GOAL: Among the lines below, list those containing the string "React".

INFORMATION SUPPLIED:
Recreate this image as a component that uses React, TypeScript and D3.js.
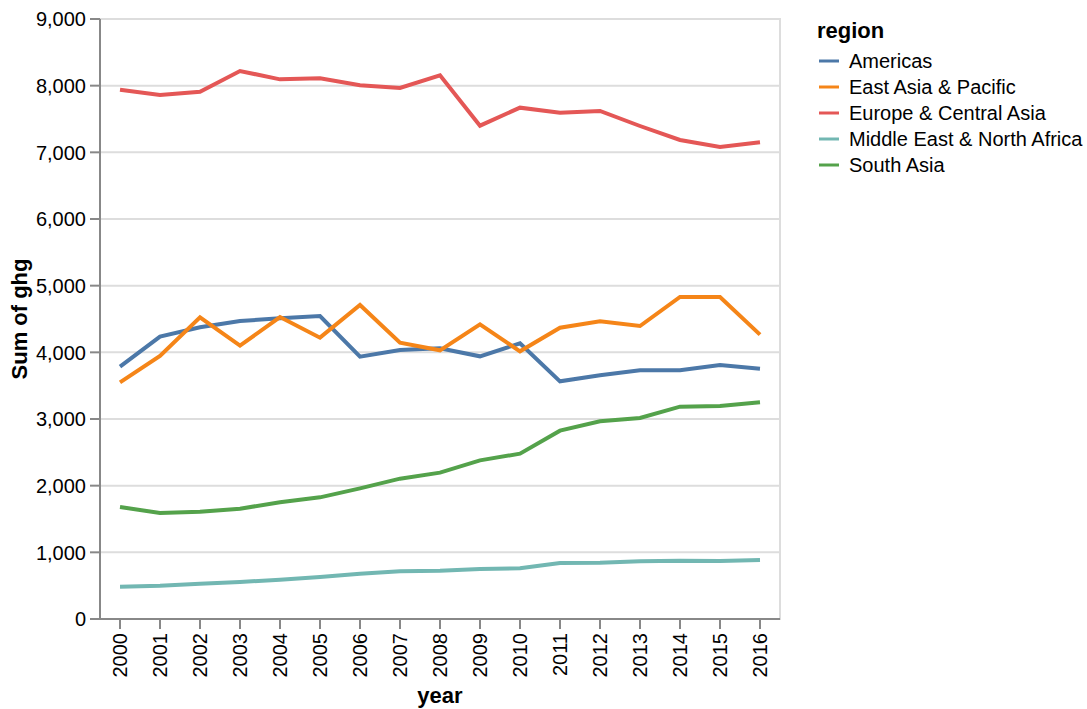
import React from 'react';
import * as d3 from 'd3';

const years = [2000, 2001, 2002, 2003, 2004, 2005, 2006, 2007, 2008, 2009, 2010, 2011, 2012, 2013, 2014, 2015, 2016];
const regions = ['Americas', 'East Asia & Pacific', 'Europe & Central Asia', 'Middle East & North Africa', 'South Asia'];
const colors = ['#4c78a8', '#f58518', '#e45756', '#72b7b2', '#54a24b'];

const americas = [3785, 4235, 4375, 4470, 4510, 4545, 3935, 4035, 4060, 3940, 4135, 3565, 3655, 3730, 3730, 3810, 3755];
const eastAsia = [3550, 3945, 4525, 4100, 4530, 4220, 4710, 4145, 4030, 4420, 4015, 4370, 4465, 4395, 4830, 4830, 4265];
const europe = [7940, 7860, 7910, 8220, 8095, 8110, 8005, 7965, 8155, 7400, 7670, 7595, 7620, 7395, 7185, 7080, 7150];
const mena = [485, 500, 530, 555, 590, 630, 680, 715, 725, 750, 760, 840, 845, 865, 875, 870, 885];
const southAsia = [1680, 1590, 1610, 1655, 1750, 1825, 1960, 2105, 2195, 2380, 2480, 2825, 2965, 3015, 3185, 3195, 3250];

const seriesValues = [americas, eastAsia, europe, mena, southAsia];
const yTicks = [0, 1000, 2000, 3000, 4000, 5000, 6000, 7000, 8000, 9000];

const font = '"Liberation Sans", Arial, Helvetica, sans-serif';

export default function App() {
  const W = 1087;
  const H = 709;
  const left = 100, right = 780, top = 19, bottom = 619;

  const x = d3.scalePoint<number>().domain(years).range([left, right]).padding(0.5);
  const y = d3.scaleLinear().domain([0, 9000]).range([bottom, top]);
  const fmt = d3.format(',');

  const line = d3.line<number>()
    .x((_, i) => x(years[i]) as number)
    .y((d) => y(d));

  return (
    <div>
      <style>{'body{margin:0}'}</style>
      <svg width={W} height={H} style={{ display: 'block', fontFamily: font }}>
        <rect x={0} y={0} width={W} height={H} fill="white" />
        {/* grid */}
        {yTicks.map((t) => (
          <line key={'g' + t} x1={left} x2={right} y1={y(t)} y2={y(t)} stroke="#ddd" strokeWidth={2} />
        ))}
        {/* view border */}
        <rect x={left} y={top} width={right - left} height={bottom - top} fill="none" stroke="#ddd" strokeWidth={2} />

        {/* lines */}
        {seriesValues.map((vals, i) => (
          <path key={regions[i]} d={line(vals) || ''} fill="none" stroke={colors[i]} strokeWidth={4} strokeLinejoin="miter" />
        ))}

        {/* y axis */}
        <line x1={left} x2={left} y1={top} y2={bottom} stroke="#888" strokeWidth={2} />
        {yTicks.map((t) => (
          <g key={'y' + t}>
            <line x1={left - 10} x2={left} y1={y(t)} y2={y(t)} stroke="#888" strokeWidth={2} />
            <text x={left - 14} y={y(t)} dy="0.36em" textAnchor="end" fontSize={20} fill="#000">{fmt(t)}</text>
          </g>
        ))}
        <text transform={`translate(27,${(top + bottom) / 2}) rotate(-90)`} textAnchor="middle" fontSize={22} fontWeight="bold" fill="#000">Sum of ghg</text>

        {/* x axis */}
        <line x1={left} x2={right} y1={bottom} y2={bottom} stroke="#888" strokeWidth={2} />
        {years.map((yr) => (
          <g key={'x' + yr}>
            <line x1={x(yr)} x2={x(yr)} y1={bottom} y2={bottom + 10} stroke="#888" strokeWidth={2} />
            <text transform={`translate(${(x(yr) as number) + 7},${bottom + 14}) rotate(-90)`} textAnchor="end" fontSize={20} fill="#000">{yr}</text>
          </g>
        ))}
        <text x={(left + right) / 2} y={703} textAnchor="middle" fontSize={22} fontWeight="bold" fill="#000">year</text>

        {/* legend */}
        <text x={817} y={38} fontSize={22} fontWeight="bold" fill="#000">region</text>
        {regions.map((r, i) => (
          <g key={'l' + r} transform={`translate(0,${61 + i * 26})`}>
            <line x1={819} x2={839} y1={0} y2={0} stroke={colors[i]} strokeWidth={3} />
            <text x={849} y={0} dy="0.36em" fontSize={20} fill="#000">{r}</text>
          </g>
        ))}
      </svg>
    </div>
  );
}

WORKED SOLUTION:
Recreate this image as a component that uses React, TypeScript and D3.js.
import React from 'react';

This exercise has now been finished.